Exercise prompt: Reproduce each line bearing the word "that".

Supplied records:
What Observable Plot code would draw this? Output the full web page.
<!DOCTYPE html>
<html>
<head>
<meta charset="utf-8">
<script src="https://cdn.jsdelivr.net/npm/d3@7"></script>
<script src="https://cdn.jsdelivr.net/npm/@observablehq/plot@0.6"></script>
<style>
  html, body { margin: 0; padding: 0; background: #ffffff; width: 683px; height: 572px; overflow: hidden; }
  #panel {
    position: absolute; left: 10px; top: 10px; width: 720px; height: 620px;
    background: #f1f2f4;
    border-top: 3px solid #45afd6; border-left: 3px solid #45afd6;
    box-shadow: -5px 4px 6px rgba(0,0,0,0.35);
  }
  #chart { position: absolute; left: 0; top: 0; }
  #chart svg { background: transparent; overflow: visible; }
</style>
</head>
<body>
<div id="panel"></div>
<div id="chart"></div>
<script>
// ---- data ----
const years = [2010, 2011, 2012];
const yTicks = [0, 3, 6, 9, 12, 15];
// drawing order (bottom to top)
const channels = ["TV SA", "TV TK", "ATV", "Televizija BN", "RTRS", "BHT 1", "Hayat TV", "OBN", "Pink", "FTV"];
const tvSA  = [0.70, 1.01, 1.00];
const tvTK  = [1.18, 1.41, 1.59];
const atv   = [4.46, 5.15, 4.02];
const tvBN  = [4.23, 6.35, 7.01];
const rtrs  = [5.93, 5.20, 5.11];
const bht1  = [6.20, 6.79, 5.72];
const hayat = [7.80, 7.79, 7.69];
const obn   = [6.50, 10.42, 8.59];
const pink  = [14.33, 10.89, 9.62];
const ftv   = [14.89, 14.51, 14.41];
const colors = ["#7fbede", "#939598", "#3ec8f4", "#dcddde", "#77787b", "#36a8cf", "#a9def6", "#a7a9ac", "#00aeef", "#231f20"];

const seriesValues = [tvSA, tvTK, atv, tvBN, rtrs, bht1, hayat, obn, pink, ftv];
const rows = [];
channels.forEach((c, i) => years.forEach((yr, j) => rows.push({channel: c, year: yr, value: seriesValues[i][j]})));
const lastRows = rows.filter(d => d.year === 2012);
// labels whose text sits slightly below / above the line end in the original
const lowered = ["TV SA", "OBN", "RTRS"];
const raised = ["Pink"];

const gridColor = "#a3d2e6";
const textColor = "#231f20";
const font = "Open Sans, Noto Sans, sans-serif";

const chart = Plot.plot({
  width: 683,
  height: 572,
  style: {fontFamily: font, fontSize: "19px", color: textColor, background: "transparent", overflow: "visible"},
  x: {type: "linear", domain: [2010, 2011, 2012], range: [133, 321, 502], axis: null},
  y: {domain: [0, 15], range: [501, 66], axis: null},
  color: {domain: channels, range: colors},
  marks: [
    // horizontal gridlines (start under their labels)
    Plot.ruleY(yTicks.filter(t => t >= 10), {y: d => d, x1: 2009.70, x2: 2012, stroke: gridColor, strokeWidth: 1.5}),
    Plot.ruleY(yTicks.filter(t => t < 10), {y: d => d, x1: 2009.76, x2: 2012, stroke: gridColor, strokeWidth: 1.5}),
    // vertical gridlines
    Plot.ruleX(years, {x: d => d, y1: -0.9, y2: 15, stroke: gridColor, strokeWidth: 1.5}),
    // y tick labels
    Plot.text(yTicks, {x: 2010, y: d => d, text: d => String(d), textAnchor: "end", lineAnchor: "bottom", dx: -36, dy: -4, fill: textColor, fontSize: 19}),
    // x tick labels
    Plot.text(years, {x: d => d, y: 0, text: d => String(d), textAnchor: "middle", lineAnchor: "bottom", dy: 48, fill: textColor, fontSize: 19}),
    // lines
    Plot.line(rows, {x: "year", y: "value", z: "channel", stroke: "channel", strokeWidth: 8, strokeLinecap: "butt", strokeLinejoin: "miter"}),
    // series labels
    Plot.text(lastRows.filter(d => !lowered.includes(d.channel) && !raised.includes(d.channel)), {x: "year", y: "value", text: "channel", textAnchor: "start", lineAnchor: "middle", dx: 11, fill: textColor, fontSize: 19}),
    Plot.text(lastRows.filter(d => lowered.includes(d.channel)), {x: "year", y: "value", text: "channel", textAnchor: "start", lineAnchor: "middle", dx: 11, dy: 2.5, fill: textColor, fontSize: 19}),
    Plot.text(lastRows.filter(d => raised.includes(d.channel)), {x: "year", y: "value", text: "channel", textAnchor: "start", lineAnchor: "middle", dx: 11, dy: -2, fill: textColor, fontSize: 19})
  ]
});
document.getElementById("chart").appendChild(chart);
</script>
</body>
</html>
==
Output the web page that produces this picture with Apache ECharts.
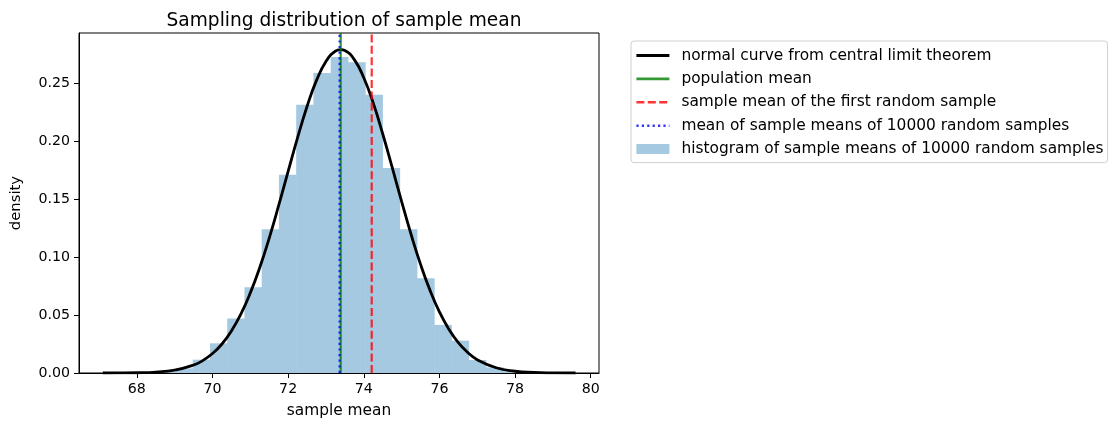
==
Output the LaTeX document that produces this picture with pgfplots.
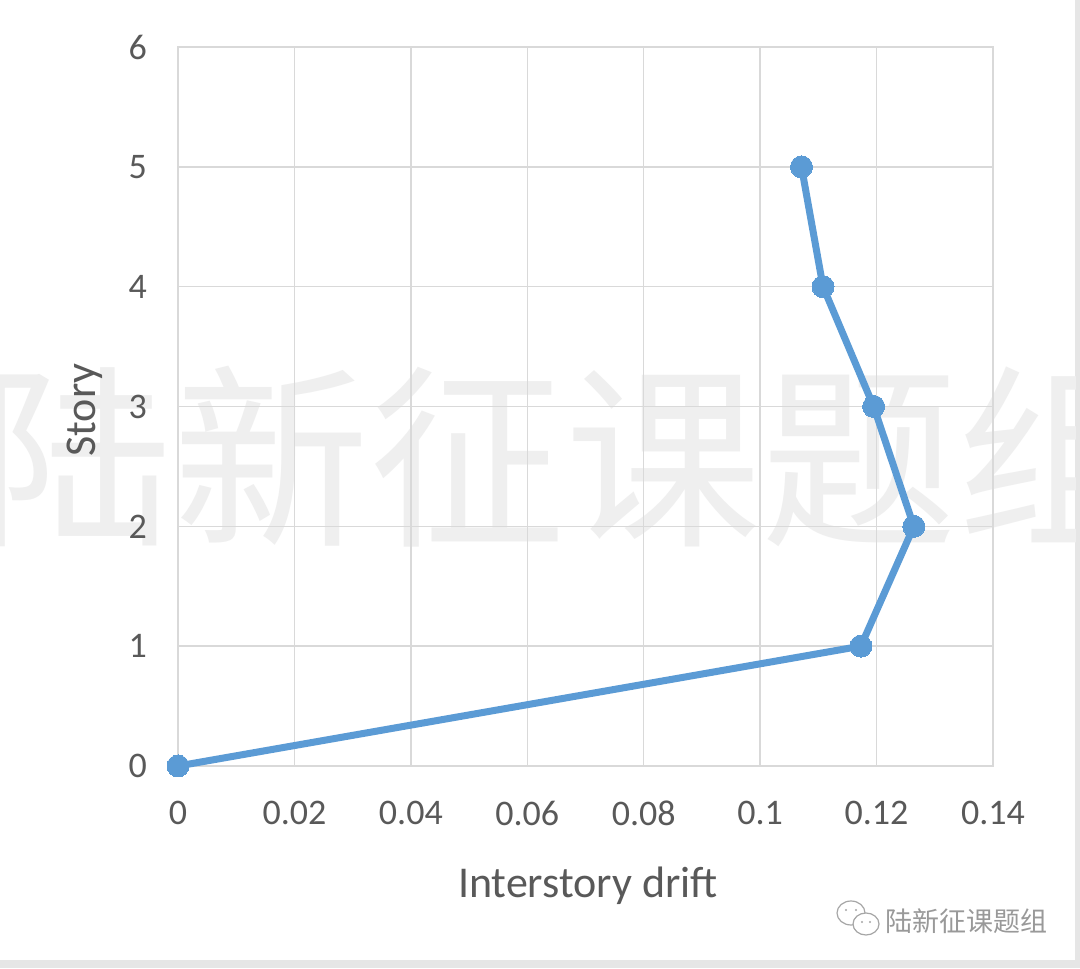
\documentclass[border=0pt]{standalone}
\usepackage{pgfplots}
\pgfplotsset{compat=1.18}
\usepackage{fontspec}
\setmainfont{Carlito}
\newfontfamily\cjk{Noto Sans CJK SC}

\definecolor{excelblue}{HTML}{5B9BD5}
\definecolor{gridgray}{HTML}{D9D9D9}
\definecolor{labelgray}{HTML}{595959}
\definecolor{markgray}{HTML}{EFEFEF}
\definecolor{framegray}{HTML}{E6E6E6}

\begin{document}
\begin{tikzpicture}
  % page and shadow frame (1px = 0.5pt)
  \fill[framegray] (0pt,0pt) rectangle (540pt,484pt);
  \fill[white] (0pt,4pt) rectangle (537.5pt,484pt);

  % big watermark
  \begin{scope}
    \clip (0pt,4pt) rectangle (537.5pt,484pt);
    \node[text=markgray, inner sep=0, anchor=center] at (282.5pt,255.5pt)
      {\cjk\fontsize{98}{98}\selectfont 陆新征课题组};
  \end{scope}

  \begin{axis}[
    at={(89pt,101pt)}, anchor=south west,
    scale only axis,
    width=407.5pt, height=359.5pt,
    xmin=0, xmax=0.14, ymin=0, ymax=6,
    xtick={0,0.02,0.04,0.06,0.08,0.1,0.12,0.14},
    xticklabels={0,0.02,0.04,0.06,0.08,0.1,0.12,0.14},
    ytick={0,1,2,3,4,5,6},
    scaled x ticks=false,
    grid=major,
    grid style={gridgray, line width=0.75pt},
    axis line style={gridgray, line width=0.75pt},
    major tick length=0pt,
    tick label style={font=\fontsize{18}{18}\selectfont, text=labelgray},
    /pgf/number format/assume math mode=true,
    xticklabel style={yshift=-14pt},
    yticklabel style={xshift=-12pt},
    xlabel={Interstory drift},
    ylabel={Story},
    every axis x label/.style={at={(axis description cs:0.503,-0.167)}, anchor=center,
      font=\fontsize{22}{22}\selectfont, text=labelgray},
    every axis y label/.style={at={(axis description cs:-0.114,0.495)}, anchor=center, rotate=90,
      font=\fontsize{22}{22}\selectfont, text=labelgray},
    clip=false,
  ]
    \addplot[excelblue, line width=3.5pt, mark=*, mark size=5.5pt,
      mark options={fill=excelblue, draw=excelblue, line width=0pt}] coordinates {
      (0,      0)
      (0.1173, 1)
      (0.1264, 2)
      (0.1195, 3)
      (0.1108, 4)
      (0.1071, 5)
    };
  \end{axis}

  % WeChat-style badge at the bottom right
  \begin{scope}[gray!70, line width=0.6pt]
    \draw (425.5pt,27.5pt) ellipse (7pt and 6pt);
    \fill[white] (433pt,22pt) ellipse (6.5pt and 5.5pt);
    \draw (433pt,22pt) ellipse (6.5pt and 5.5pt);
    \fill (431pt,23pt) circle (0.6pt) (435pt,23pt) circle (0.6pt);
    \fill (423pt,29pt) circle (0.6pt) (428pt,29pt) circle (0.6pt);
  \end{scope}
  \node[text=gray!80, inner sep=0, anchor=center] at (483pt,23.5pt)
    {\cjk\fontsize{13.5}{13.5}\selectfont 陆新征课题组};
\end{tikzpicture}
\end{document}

Response below:
Output the web page that produces this picture with Apache ECharts.
Output the LaTeX document that produces this picture with pgfplots.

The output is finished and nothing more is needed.